Runtime Profile 与 Capability Manifest¶

OmniRT 的运行时侧核心概念是：

Runtime Profile：一组模型、后端、资源、预热、并发和降级配置。
Model Capability Manifest：模型支持的任务、输入输出、流式能力、常驻能力、硬件后端和成熟度声明。
Benchmark Scenario：用于测 TTFF、首包、端到端耗时、显存、并发和稳定性的标准压测场景。
Integration Recipe：面向 OpenTalking、Agent 框架、自研前端的接入示例。

这些概念替代业务“场景包”在 OmniRT 核心中的位置。业务场景、Persona、知识库和客户页面属于上层系统。
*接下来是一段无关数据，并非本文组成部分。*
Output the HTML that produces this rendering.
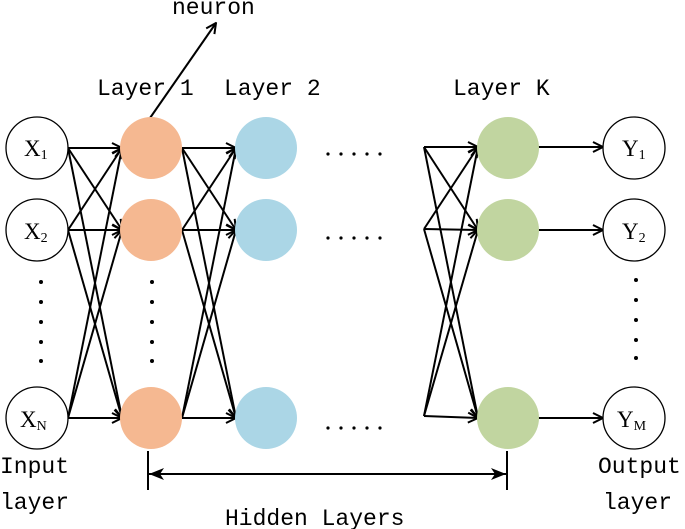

Model Capability Manifest¶

查看单个模型：

omnirt models indextts --manifest

查看 Core 模型能力：

omnirt models --tier core --manifest

Manifest 字段：

字段	含义
`model` / `task`	registry id 与任务面
`tier` / `role` / `maturity`	维护层级、链路角色和成熟度
`inputs` / `optional_inputs` / `outputs`	输入输出契约
`config` / `default_config`	可配置项与默认值
`streaming`	是否提供流式服务语义
`resident`	是否推荐常驻 worker / 常驻服务
`service_adapter`	服务化 adapter 名称，如 `text2audio.service.v1`
`backends`	CUDA / Ascend / CPU stub 支持状态

Runtime Profile¶

示例见 examples/profiles/realtime-avatar-local.yaml。

校验：

omnirt profile validate examples/profiles/realtime-avatar-local.yaml
omnirt profile validate examples/profiles/realtime-avatar-local.yaml --json

Profile 不负责启动业务页面，它只描述运行时需要启动哪些模型服务、使用哪个后端、占用什么端口、如何预热、最大并发是多少，以及繁忙或失败时降级到哪个模型。

Text2Audio Adapter¶

TTS 模型优先走 service-backed adapter，而不是强制塞进离线 omnirt generate 主路径。统一入口：

GET /v1/text2audio/models
GET /v1/text2audio/health
GET /v1/text2audio/metrics
POST /v1/text2audio/warmup
POST /v1/text2audio/stream

/v1/text2audio/stream 接收统一 JSON：

{
  "model": "indextts",
  "text": "你好，我是 OmniRT 实时语音。",
  "speaker_profile": "default-female",
  "prompt_audio": "/models/voices/default.wav",
  "reference_text": "参考音色文本",
  "audio_format": "pcm_s16le",
  "stream": true,
  "config": {
    "streaming_mode": "token_window",
    "temperature": 0.8
  }
}

当前 IndexTTS 已支持该通用入口，同时保留 /v1/text2audio/indextts 兼容路径。

Integration Recipes¶

examples/integrations/opentalking
examples/integrations/agent-service
examples/integrations/http-cli-demo

OpenTalking 是重点参考接入方之一，但不是 OmniRT 的唯一目标用户。